One of the home's convertible bedrooms features Resource Furniture bunkbeds that convert into a sofa; a custom pegboard wall with shelves made of Richlite stands opposite.

He went over budget, reportedly spending about $1 million, and that was with many components donated. But he hopes that by learning about new products he can help other projects integrate them more cheaply and show skeptics how viable—and comfortable—an off-grid home can be.

Of course, being eco-friendly is not without its complications. Admittedly, in the Maui house, going to the toilet is a little complex. The Separatt system does just as you’d imagine, separating number one from two. That allows it to sort solid waste, which becomes compost after it’s been aged long enough to be hygienic, and liquid waste, which is reclaimed (it is mixed with vinegar by the user about once a day) and used to water plants.

But like growing your own vegetables or composting your own kitchen scraps, there is something to be said for a more hands-on approach.
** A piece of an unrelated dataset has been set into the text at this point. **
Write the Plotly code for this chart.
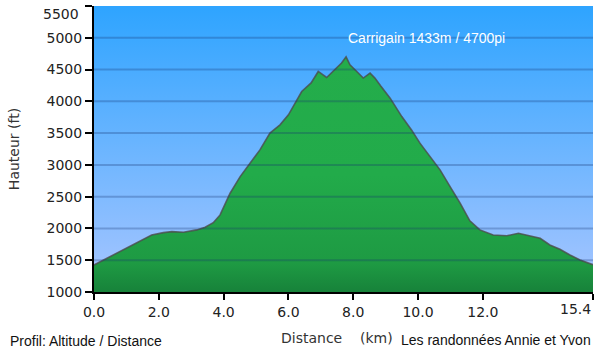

The Separatt is more than a way to reduce waste. It creates an awareness of the processes that make up our lives and of the waste we produce, even literally. That is part and parcel of the LifeEdited project.
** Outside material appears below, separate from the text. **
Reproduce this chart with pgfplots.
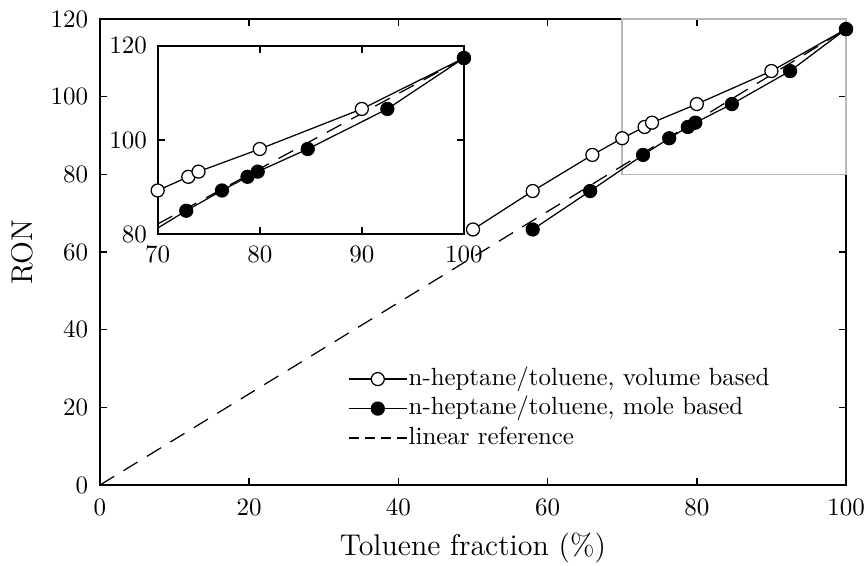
\documentclass[border=0pt]{standalone}
\usepackage{pgfplots}
\pgfplotsset{compat=1.18}
\begin{document}
\begin{tikzpicture}
\pgfplotsset{
  every axis/.append style={
    tick align=inside,
    axis line style={line width=0.8pt},
    every tick/.style={black, line width=0.6pt},
    major tick length=2.8pt,
    tick label style={font=\normalsize},
  },
  datal/.style={black, line width=0.5pt, mark=*, mark size=2.6pt},
  refl/.style={black, line width=0.5pt, dash pattern=on 6.6pt off 4.4pt},
}
\begin{axis}[name=main, scale only axis, width=298.4pt, height=186.4pt,
  xmin=0, xmax=100, ymin=0, ymax=120,
  xtick={0,20,...,100}, ytick={0,20,...,120},
  xticklabel style={yshift=-2.4pt},
  yticklabel style={xshift=-1.2pt},
  xlabel={Toluene fraction (\%)}, ylabel={RON},
  label style={font=\large},
  legend style={draw=none, fill=none, inner sep=0pt, at={(axis cs:33.2,31.2)}, anchor=north west, row sep=0pt,
    font=\fontsize{9.95}{12}\selectfont,
    nodes={inner sep=0.5pt, text height=7.8pt, text depth=3.0pt}},
  legend cell align=left,
  legend image code/.code={\draw[mark repeat=2,mark phase=2,#1] plot coordinates {(0pt,0pt) (11.6pt,0pt) (23.2pt,0pt)};},
  clip=false,
]
\draw[gray!55, line width=0.6pt] (axis cs:70,80) rectangle (axis cs:100,120);
\addplot[refl, forget plot] coordinates {(0,0) (100,117.4)};
\addplot[datal, mark options={fill=white}] coordinates {
(50,65.8) (58,75.7) (66,85.0) (70,89.3) (73,92.2) (74,93.3) (80,98.1) (90,106.6) (100,117.4)};
\addlegendentry{n-heptane/toluene, volume based}
\addplot[datal, mark options={fill=black}] coordinates {
(58,65.8) (65.7,75.7) (72.8,85.0) (76.3,89.3) (78.8,92.2) (79.8,93.3) (84.7,98.1) (92.5,106.6) (100,117.4)};
\addlegendentry{n-heptane/toluene, mole based}
\addlegendimage{black, line width=0.5pt, dash pattern=on 4pt off 2.4pt}
\addlegendentry{linear reference}
\coordinate (insetSW) at (axis cs:7.73,64.56);
\end{axis}
\begin{axis}[name=inset, at={(insetSW)}, anchor=south west, scale only axis, width=122.5pt, height=75.4pt,
  xmin=70, xmax=100, ymin=80, ymax=120,
  xtick={70,80,90,100}, ytick={80,100,120},
  xticklabel style={yshift=-1.2pt},
  yticklabel style={xshift=-0.8pt},
  axis background/.style={fill=white},
  clip=false,
]
\addplot[refl] coordinates {(70,82.18) (100,117.4)};
\addplot[black, line width=0.5pt] coordinates {(70,81.33) (72.8,85.0)};
\addplot[datal, mark options={fill=white}] coordinates {
(70,89.3) (73,92.2) (74,93.3) (80,98.1) (90,106.6) (100,117.4)};
\addplot[datal, mark options={fill=black}] coordinates {
(72.8,85.0) (76.3,89.3) (78.8,92.2) (79.8,93.3) (84.7,98.1) (92.5,106.6) (100,117.4)};
\end{axis}
\pgfresetboundingbox
\path[use as bounding box] ([shift={(-40pt,-32pt)}]main.south west) rectangle ([shift={(8.8pt,7.6pt)}]main.north east);
\end{tikzpicture}
\end{document}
The no-frills kitchen, designed by Bento Box and which features few high-end gadgets, opens onto the open-air living space.

Hill started treehuggerom in 2004; it’s one of many projects with a green angle that he’s embarked on since becoming independently wealthy. (He sold it to Discovery Channel in 2007 for $10 million.) Treehugger’s true success, Hill says, was not its billion page views, but that it showed there is money and interest in a less strident type of environmentalism.

If he helped “take back” the once derisive term “tree hugger,” as he believes the site did, then perhaps he’s about to do something similar for the idea of reducing the footprint of your built environment. The consultancy has already booked millions in business, Hill says. Make way for toilets with detailed instruction manuals.

Hill’s car, a Volkswagen Thing he converted to electric with parts from crashed Teslas, can serve as a backup battery for the house.

Maui, with its nearly always enviable weather, is also a perfect place for off-grid living. There is enough rain and sun that there’s rarely a shortage of clean water or energy at Hill’s home. The house is doing a lot of the work itself:capturing the rain, cleaning it, and heating it with the sun. All that’s left to do is enjoy a guilt-free, long, hot shower.